This function obtains the value previously programmed to the library handle.

Return Value

Meaning

CUBLAS_STATUS_SUCCESS

SM count target was set successfully.

CUBLAS_STATUS_INVALID_VALUE

smCountTarget is NULL.

CUBLAS_STATUS_NOT_INITIALIZED

the library was not initialized.

2.4.26. cublasLoggerConfigure()

cublasStatus_t cublasLoggerConfigure(
    int             logIsOn,
    int             logToStdOut,
    int             logToStdErr,
    const char*     logFileName)

This function configures logging during runtime. Besides this type of configuration, it is possible to configure logging with special environment variables which will be checked by libcublas:

  • CUBLAS_LOGINFO_DBG - Setup env. variable to “1” means turn on logging (by default logging is off).
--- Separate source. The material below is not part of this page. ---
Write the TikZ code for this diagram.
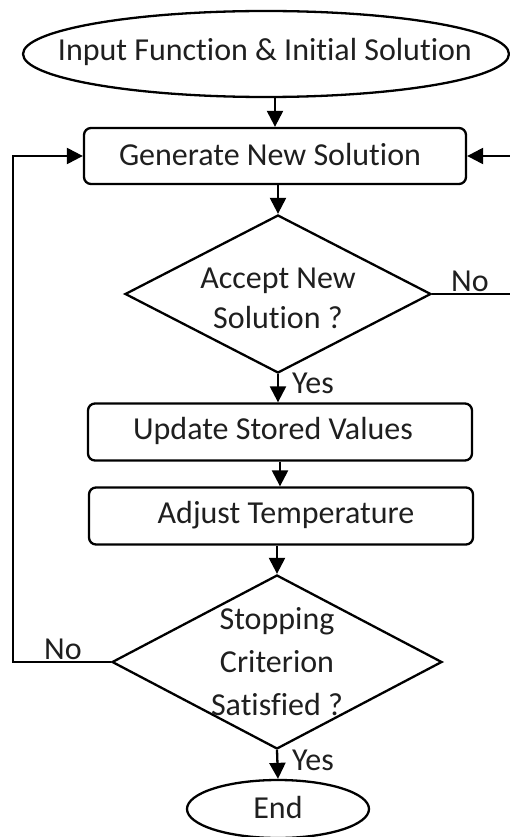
\documentclass[tikz,border=0pt]{standalone}
\usepackage{fontspec}
\setmainfont[Ligatures=NoCommon]{Carlito}
\usetikzlibrary{shapes.geometric,arrows.meta}
\begin{document}
\begin{tikzpicture}[x=1pt,y=-1pt,
  line width=2.3pt,
  every node/.style={font=\fontsize{32}{40}\selectfont, text=black!88},
  terminal/.style={draw, ellipse, inner sep=0pt},
  process/.style={draw, rectangle, rounded corners=7pt, inner sep=0pt},
  decision/.style={draw, diamond, inner sep=0pt},
  arr/.style={-{Triangle[length=16pt,width=16pt]}},
  lbl/.style={inner sep=1pt}
]
\useasboundingbox (0,0) rectangle (509,837);
% nodes
\node[terminal, minimum width=486pt, minimum height=86pt] (start) at (266,54) {};
\node (starttxt) at (265,52) {Input Function \& Initial Solution};
\node[process, minimum width=382pt, minimum height=56pt] (gen) at (275,156) {};
\node (gentxt) at (270,155) {Generate New Solution};
\node[decision, minimum width=306pt, minimum height=158pt] (d1) at (278,294) {};
\node[align=center, font=\fontsize{32}{40}\selectfont] (d1txt) at (278,298) {Accept New\\Solution ?};
\node[process, minimum width=384pt, minimum height=57pt] (upd) at (280,432) {};
\node (updtxt) at (273,431) {Update Stored Values};
\node[process, minimum width=384pt, minimum height=57pt] (adj) at (281,516) {};
\node (adjtxt) at (286,515) {Adjust Temperature};
\node[decision, minimum width=330pt, minimum height=174pt] (d2) at (277,662) {};
\node[align=center, font=\fontsize{32}{43}\selectfont] (d2txt) at (277,662) {Stopping\\Criterion\\Satisfied ?};
\node[terminal, minimum width=182pt, minimum height=58pt] (end) at (278,809) {};
\node (endtxt) at (278,807) {End};
% helper coordinates
\coordinate (rr) at (512,294);
\coordinate (ll) at (13,662);
% connectors
\draw[arr] (gen.north |- start.south) -- (gen.north);
\draw[arr] (gen.south -| d1.north) -- (d1.north);
\draw[arr] (d1.south) -- (d1.south |- upd.north);
\draw[arr] (upd.south) -- (upd.south |- adj.north);
\draw[arr] (adj.south -| d2.north) -- (d2.north);
\draw[arr] (d2.south) -- (end.north);
\draw[arr] (d1.east) -- (rr) |- (gen.east);
\draw[arr] (d2.west) -- (ll) |- (gen.west);
% labels
\node[lbl, anchor=west] (y1) at (290,383) {Yes};
\node[lbl, anchor=south] (n1) at (470,294) {No};
\node[lbl, anchor=west] (y2) at (290,760) {Yes};
\node[lbl, anchor=south] (n2) at (63,662) {No};
\end{tikzpicture}
\end{document}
  • CUBLAS_LOGDEST_DBG - Setup env. variable encodes how to log. “stdout”, “stderr” means to output log messages to stdout or stderr, respectively. In the other case, its specifies “filename” of file.

Parameters

logIsOn

Input. Turn on/off logging completely. By default is off, but is turned on by calling cublasSetLoggerCallback() to user defined callback function.

logToStdOut

Input. Turn on/off logging to standard output I/O stream. By default is off.

logToStdErr

Input. Turn on/off logging to standard error I/O stream. By default is off.

logFileName

Input. Turn on/off logging to file in filesystem specified by it’s name. cublasLoggerConfigure() copies the content of logFileName. You should provide null pointer if you are not interested in this type of logging.

Returns

CUBLAS_STATUS_SUCCESS

Success.

2.4.27. cublasGetLoggerCallback()

cublasStatus_t cublasGetLoggerCallback(
    cublasLogCallback* userCallback)

This function retrieves function pointer to previously installed custom user defined callback function via cublasSetLoggerCallback() or zero otherwise.

Parameters

userCallback

Output. Pointer to user defined callback function.

The possible error values returned by this function and their meanings are listed below.

Error Value

Meaning

CUBLAS_STATUS_SUCCESS

the operation completed successfully

CUBLAS_STATUS_INVALID_VALUE

userCallback is NULL

2.4.28. cublasSetLoggerCallback()

cublasStatus_t cublasSetLoggerCallback(
    cublasLogCallback   userCallback)

This function installs a custom user defined callback function via cublas C public API.

Parameters

userCallback

Input. Pointer to user defined callback function.

Returns

CUBLAS_STATUS_SUCCESS

Success.

2.5. cuBLAS Level-1 Function Reference

In this chapter we describe the Level-1 Basic Linear Algebra Subprograms (BLAS1) functions that perform scalar and vector based operations. We will use abbreviations <type> for type and <t> for the corresponding short type to make a more concise and clear presentation of the implemented functions. Unless otherwise specified <type> and <t> have the following meanings:

<type>

<t>

Meaning

float

‘s’ or ‘S’

real single-precision

double

‘d’ or ‘D’

real double-precision

cuComplex

‘c’ or ‘C’

complex single-precision

cuDoubleComplex

‘z’ or ‘Z’

complex double-precision

When the parameters and returned values of the function differ, which sometimes happens for complex input, the <t> can also have the following meanings Sc, Cs, Dz and Zd.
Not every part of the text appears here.